1.  delivers prioritised digitised research content from Australia’s dispersed and diverse cultural record, allowing the discovery of records of Australian life which document who we are as a nation – our people, places and communities – or shows how Australians have experienced and interacted with our environment, or that underpins our understanding of cultures and communities here and around the world. Discovery of records impacts on all Australians but is a particular issue for Indigenous communities.

2.  allows for content development capacity by providing researchers with the ability to make connections across a variety of data types (newspapers, diaries, oral recordings, archives, film and sound, material objects and artistic works) and data sets, including existing, and future discipline-specific digital resources and projects developed for historical and cultural research.

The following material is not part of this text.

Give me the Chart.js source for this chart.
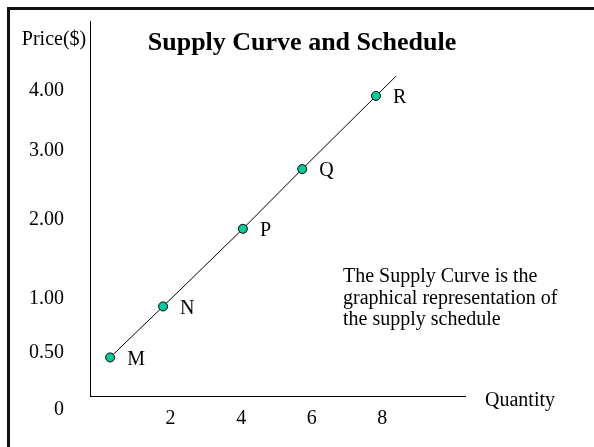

3.  allows access to and development of tools – including high end analytical tools that will support semantic text analysis, data mining and analysis to manage big data curation process for a wide variety of research needs, along with the facility to build, share, enhance and re-use data sets.

4.  involves active participation of both researchers and communities – further building our cultural record by contributing stories, artefacts and objects of our history and heritage, digitising and correction (cf: the volunteer portals of the Atlas of Living Australia and Trove, and the community engagement models of PARADISEC, Founders & Survivors, and the Prosecution Project) and supporting the translation of research.